If you ask where Turkey is in the process of protecting the environment, you would have to say that you really don’t know. Every year EU countries throw away 40 million tons of waste or 3.5 tons of waste for every man, woman and child. This does not include 700 million tons of agricultural waste. Between 1990 and 2020, the OECD estimates that the amount of waste to be disposed of will have grown by 65 percent. Although Turkey is a member of the OECD, that organization’s 2008 statistics for waste management in Turkey were last updated in 2005.
Landfill used to dispose of waste three years ago
At that time, the total amount of waste throughout Turkey was over 31 million tons attributable to the country’s municipalities.

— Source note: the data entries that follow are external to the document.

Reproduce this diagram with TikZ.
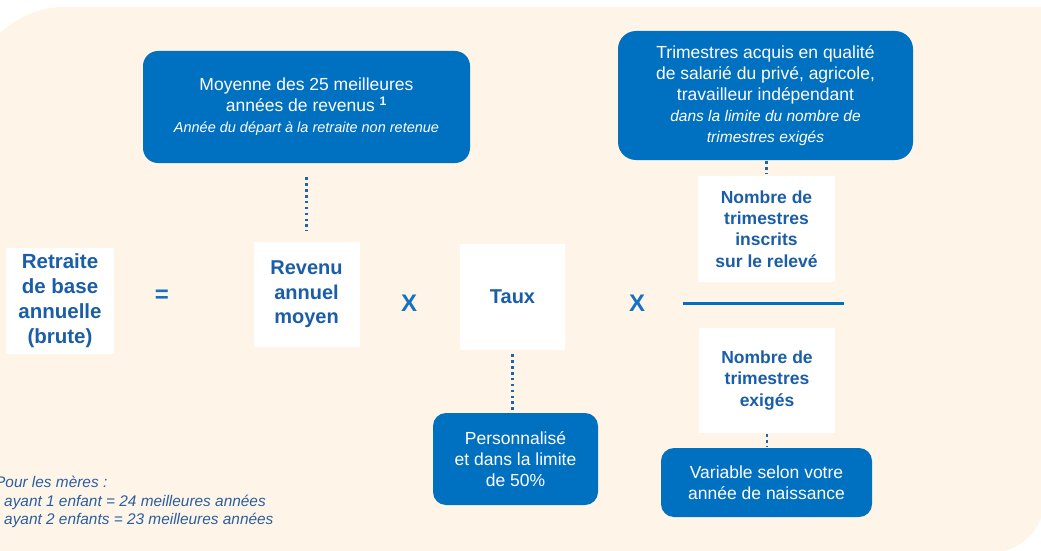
\documentclass[tikz,border=0pt]{standalone}
\usepackage{fontspec}
\setmainfont{Liberation Sans}
\definecolor{cream}{HTML}{FEF5E8}
\definecolor{boxblue}{HTML}{0070C0}
\definecolor{darkblue}{HTML}{1A5DA8}
\definecolor{opblue}{HTML}{1472C4}
\definecolor{dotblue}{HTML}{1E63AE}
\definecolor{noteblue}{HTML}{2A5EA0}
\newcommand\bxitalA{\itshape\fontsize{14.5}{18}\selectfont}
\newcommand\bxitalB{\itshape\fontsize{15.5}{19}\selectfont}
\begin{document}
\begin{tikzpicture}[x=1pt,y=-1pt,
  bluebox/.style={fill=boxblue, rounded corners=15pt, text=white, align=center, inner sep=0pt, font=\fontsize{17.5}{21}\selectfont},
  whitebox/.style={fill=white, text=darkblue, align=center, inner sep=0pt, font=\bfseries\fontsize{20.5}{25}\selectfont},
  fracbox/.style={whitebox, font=\bfseries\fontsize{17.5}{21.3}\selectfont},
  dotline/.style={draw=dotblue, line width=2.6pt, dash pattern=on 2.6pt off 3.3pt},
  opsign/.style={text=opblue, inner sep=0pt, font=\bfseries\fontsize{24}{24}\selectfont},
  fracline/.style={draw=boxblue, line width=3pt},
  note/.style={text=noteblue, align=left, inner sep=0pt, font=\itshape\fontsize{15.4}{18.5}\selectfont}]
\useasboundingbox (0,0) rectangle (1041,551);
% background
\fill[cream] (-29,560) -- (-29,101) .. controls (-29,49.1) and (13.1,7) .. (65,7) -- (1045,7) -- (1045,498) .. controls (1045,528.4) and (1020.4,553) .. (990,553) -- (990,560) -- cycle;

% blue boxes
\node[bluebox, minimum width=327pt, minimum height=112pt] (mA) at (306.5,107)
  {Moyenne des 25 meilleures\\ années de revenus \textsuperscript{\bfseries 1}\\ \bxitalA Année du départ à la retraite non retenue};
\node[bluebox, rounded corners=18pt, minimum width=295pt, minimum height=129pt] (mB) at (765.5,95.5)
  {Trimestres acquis en qualité\\ de salarié du privé, agricole,\\ travailleur indépendant\\ \bxitalB dans la limite du nombre de\\ \bxitalB trimestres exigés};
\node[bluebox, rounded corners=13pt, minimum width=165pt, minimum height=92pt] (perso) at (515.5,459)
  {Personnalisé\\ et dans la limite\\ de 50\%};
\node[bluebox, rounded corners=13pt, minimum width=211pt, minimum height=69pt] (var) at (766.5,482.5)
  {Variable selon votre\\ année de naissance};

% white boxes
\node[whitebox, minimum width=108pt, minimum height=106pt] (ret) at (60,301)
  {Retraite\\ de base\\ annuelle\\ (brute)};
\node[whitebox, font=\bfseries\fontsize{20}{24.5}\selectfont, minimum width=106pt, minimum height=105pt] (rev) at (306.5,294.5)
  {Revenu\\ annuel\\ moyen};
\node[whitebox, font=\bfseries\fontsize{20}{24.5}\selectfont, minimum width=105pt, minimum height=106pt] (taux) at (512.5,297)
  {Taux};
\node[fracbox, minimum width=137pt, minimum height=106pt] (num) at (766.5,229)
  {Nombre de\\ trimestres\\ inscrits\\ sur le relevé};
\node[fracbox, minimum width=136pt, minimum height=105pt] (den) at (767,380.5)
  {Nombre de\\ trimestres\\ exigés};

% operators
\node[opsign] (eq) at (162,296) {=};
\node[opsign] (x1) at (409,303) {X};
\node[opsign] (x2) at (637,303) {X};
\draw[fracline] (683,303) -- (844,303);

% dotted connectors
\draw[dotline, shorten <=14pt, shorten >=11pt] (mA.south) -- (mA.south |- rev.north);
\draw[dotline, shorten <=4pt, shorten >=3pt] (taux.south) -- (taux.south |- perso.north);
\draw[dotline, shorten <=1pt, shorten >=2pt] (num.north |- mB.south) -- (num.north);
\draw[dotline, shorten <=1pt, shorten >=1pt] (den.south) -- (den.south |- var.north);

% footnote
\node[note, anchor=west] (foot) at (-5,502)
  {Pour les mères :\\ \hspace*{9pt}ayant 1 enfant = 24 meilleures années\\ \hspace*{9pt}ayant 2 enfants = 23 meilleures années};
\end{tikzpicture}
\end{document}
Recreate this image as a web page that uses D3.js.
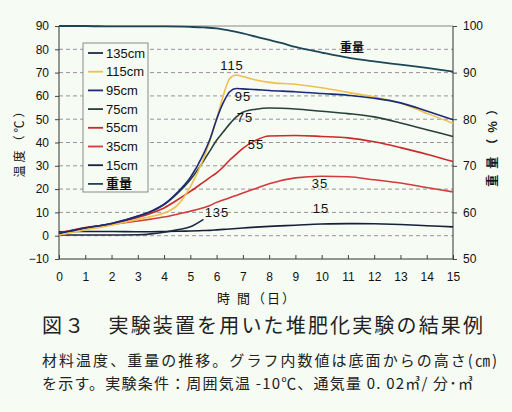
<!DOCTYPE html>
<html><head><meta charset="utf-8">
<script src="https://cdn.jsdelivr.net/npm/d3@7"></script>
<style>
html,body{margin:0;padding:0;background:#f6fbf4;}
svg{display:block;}
</style></head>
<body>
<svg id="c" width="512" height="412"></svg>
<script>
// ---- data ----
const days = [0,1,2,3,3.5,4,4.5,5,5.5,5.75,6,6.25,6.5,6.75,7,7.5,8,9,10,11,12,13,14,15];
const t135 = [0.3,0.3,0.3,0.4,0.8,1.5,2.5,3.8,7.0,null,null,null,null,null,null,null,null,null,null,null,null,null,null,null];
const t115 = [0.3,2.5,4.5,7.0,8.2,9.7,13,21,33,41,50,60,67.5,69,68.3,66.8,65.8,65,63.5,61.5,59.5,57,52.5,48.3];
const t95  = [1.0,3.3,5.2,8.4,10.5,13.5,18.5,25,35,41.5,50,57,61.8,63.2,63,62.7,62.3,61.8,61,60.3,59,57,53.5,49.8];
const t75  = [1.0,3.3,5.2,8.3,10.3,13.3,18,24,32,36.5,41,44.5,48,51,53,54.3,54.8,54.4,53.4,52.4,51,48.4,45.5,42.6];
const t55  = [1.2,3.4,5.0,7.8,9.6,11.9,15.3,19,23,25,27,29.5,32.5,35,37.5,41,42.8,43,42.6,42,40.3,37.8,35,31.8];
const t35  = [1.0,3.5,4.8,6.3,7.1,8.0,9.2,10.5,12,13,14.3,15.3,16.3,17.3,18.3,20.3,22.3,24.8,25.5,25.3,24,22.6,20.7,18.8];
const t15  = [1.7,1.8,1.8,1.7,1.7,1.8,1.9,2.0,2.2,2.3,2.5,2.7,2.9,3.1,3.3,3.7,4.0,4.5,5.0,5.2,5.1,4.8,4.3,3.8];
const wDays = [0,1,2,3,4,5,5.5,6,6.5,7,7.5,8,8.5,9,10,11,12,13,14,15];
const wVals = [100,100,99.9,99.9,99.9,99.8,99.7,99.5,99.0,98.4,97.7,97.0,96.3,95.5,94.3,93.2,92.4,91.7,91.0,90.2];
const seriesNames = ["135cm","115cm","95cm","75cm","55cm","35cm","15cm","重量"];
const seriesLabels = ["135","115","95","75","55","35","15","重量"];
const xTicks = [0,1,2,3,4,5,6,7,8,9,10,11,12,13,14,15];
const yLeftTicks = [-10,0,10,20,30,40,50,60,70,80,90];
const yRightTicks = [50,60,70,80,90,100];
const gridVals = [0,10,20,30,40,50,60,70,80];

// ---- layout ----
const L=59,R=453,T=26,B=259;
const svg=d3.select("#c");
const colors={"135cm":"#1f2a44","115cm":"#f0bf4c","95cm":"#1c2a78","75cm":"#29403a","55cm":"#cc2a2a","35cm":"#d23b3b","15cm":"#18203a","重量":"#1b4656"};
const x=d3.scaleLinear().domain([0,15]).range([L,R]);
const y=d3.scaleLinear().domain([-10,90]).range([B,T]);
const y2=d3.scaleLinear().domain([50,100]).range([B,T]);
const font="'Liberation Sans', Arial, sans-serif";
const jfont="'Noto Sans CJK JP', sans-serif";

svg.append("rect").attr("width",512).attr("height",412).attr("fill","#f6fbf4");

// grid
svg.append("g").selectAll("line").data(gridVals).join("line")
  .attr("x1",L).attr("x2",R).attr("y1",d=>y(d)).attr("y2",d=>y(d))
  .attr("stroke","#9d919d").attr("stroke-width",1).attr("stroke-dasharray","4,3");

// axes
const ax=d3.axisBottom(x).tickValues(xTicks).tickSizeInner(-4).tickSizeOuter(0).tickPadding(13).tickFormat(d3.format("d"));
const gx=svg.append("g").attr("transform",`translate(0,${B})`).call(ax);
const ayl=d3.axisLeft(y).tickValues(yLeftTicks).tickSize(4).tickPadding(6);
const gyl=svg.append("g").attr("transform",`translate(${L},0)`).call(ayl);
const ayr=d3.axisRight(y2).tickValues(yRightTicks).tickSize(4).tickPadding(6);
const gyr=svg.append("g").attr("transform",`translate(${R},0)`).call(ayr);
[gx,gyl,gyr].forEach(g=>{
  g.select(".domain").remove();
  g.selectAll(".tick line").attr("stroke","#444");
  g.selectAll("text").attr("font-family",font).attr("font-size",12).attr("fill","#111");
});
// frame
svg.append("line").attr("x1",L).attr("x2",L).attr("y1",T).attr("y2",B).attr("stroke","#333");
svg.append("line").attr("x1",L).attr("x2",R).attr("y1",B).attr("y2",B).attr("stroke","#333");
svg.append("line").attr("x1",R).attr("x2",R).attr("y1",T).attr("y2",B).attr("stroke","#333");
svg.append("line").attr("x1",L).attr("x2",R).attr("y1",T).attr("y2",T).attr("stroke","#888");

// lines
const tempData=[t135,t115,t95,t75,t55,t35,t15];
const line=d3.line().defined(d=>d[1]!=null).x(d=>x(d[0])).y(d=>y(d[1])).curve(d3.curveMonotoneX);
const drawOrder=[6,5,4,0,3,1,2];
drawOrder.forEach(i=>{
  const pts=days.map((d,j)=>[d,tempData[i][j]]);
  svg.append("path").datum(pts).attr("d",line).attr("fill","none")
    .attr("stroke",colors[seriesNames[i]]).attr("stroke-width",1.6);
});
const wline=d3.line().x(d=>x(d[0])).y(d=>y2(d[1])).curve(d3.curveMonotoneX);
svg.append("path").datum(wDays.map((d,j)=>[d,wVals[j]])).attr("d",wline).attr("fill","none")
  .attr("stroke",colors["重量"]).attr("stroke-width",1.8);

// in-chart labels
const labelPos=[[217,217],[232,70],[243,101],[245,122],[256,149],[320,188],[321,213],[352,52]];
seriesLabels.forEach((t,i)=>{
  svg.append("text").attr("x",labelPos[i][0]).attr("y",labelPos[i][1]).attr("text-anchor","middle")
    .attr("font-family",i===7?jfont:font).attr("font-size",i===7?12:13).attr("font-weight",i===7?"bold":"normal")
    .attr("fill","#111").attr("letter-spacing",i===7?0:1).text(t);
});

// legend
const lg=svg.append("g");
lg.append("rect").attr("x",83).attr("y",43).attr("width",65).attr("height",149)
  .attr("fill","#f6fbf4").attr("stroke","#8a8a8a").attr("stroke-width",1);
seriesNames.forEach((n,i)=>{
  const cy=53+i*18.7;
  lg.append("line").attr("x1",88).attr("x2",103).attr("y1",cy).attr("y2",cy)
    .attr("stroke",colors[n]).attr("stroke-width",1.8);
  lg.append("text").attr("x",106).attr("y",cy+4.5).attr("font-family",i===7?jfont:font)
    .attr("font-size",13).attr("font-weight",i===7?"bold":"normal").attr("fill","#111").text(n);
});

// axis titles
svg.append("text").attr("transform","translate(24,140) rotate(-90)").attr("text-anchor","middle")
  .attr("font-family",jfont).attr("font-size",12).attr("letter-spacing",3).attr("fill","#111").text("温度（℃）");
svg.append("text").attr("transform","translate(497,142) rotate(-90)").attr("text-anchor","middle")
  .attr("font-family",jfont).attr("font-size",12).attr("letter-spacing",6).attr("font-weight","bold").attr("fill","#111").text("重量（%）");
svg.append("text").attr("x",257).attr("y",303).attr("text-anchor","middle")
  .attr("font-family",jfont).attr("font-size",13).attr("letter-spacing",2).attr("fill","#111").text("時 間（日）");

// captions
svg.append("text").attr("x",42).attr("y",333).attr("font-family",jfont).attr("font-size",20)
  .attr("textLength",441).attr("lengthAdjust","spacing").attr("fill","#222").text("図３　実験装置を用いた堆肥化実験の結果例");
svg.append("text").attr("x",42).attr("y",366).attr("font-family",jfont).attr("font-size",15)
  .attr("textLength",455).attr("lengthAdjust","spacing").attr("fill","#222").text("材料温度、重量の推移。グラフ内数値は底面からの高さ(㎝)");
svg.append("text").attr("x",42).attr("y",389).attr("font-family",jfont).attr("font-size",15)
  .attr("textLength",431).attr("lengthAdjust","spacing").attr("fill","#222").text("を示す。実験条件：周囲気温 -10℃、通気量 0. 02㎥/ 分･㎥");
</script>
</body></html>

There are no entries for recycling, incineration with energy recovery and incineration in general while 96 percent was disposed of by landfill.
In 2007 the OECD produced a guidance manual concerning what it defines as a "scheme for ensuring that wastes and scrap materials are managed in a manner that will save natural resources, andprotect human health and the environment against adverse effects that may result from such wastes and materials". The intent of its 11 recommendations is to provide voluntary guidelines to countries that had not yet adopted mandatory rules for the collection of waste.
In 2008, the OECD also started to look into what it calls Sustainable Materials Management. This purports to be an integrated approach that "addresses the management in a cost-effective manner, of materials throughout their life-cycle. It also ensures that the negative impacts from material use and consumption are not relegated to the end of the material’s chain." However this appears to be promising but a long way from being deliverable.
In a 2007 report on Turkey’s progress in applying the acquis (body of laws) required by the European Union of all its members and prospective new members like Turkey it singled out this country’s progress in instituting new waste management services and described them as being the area in which Turkey has advanced the most.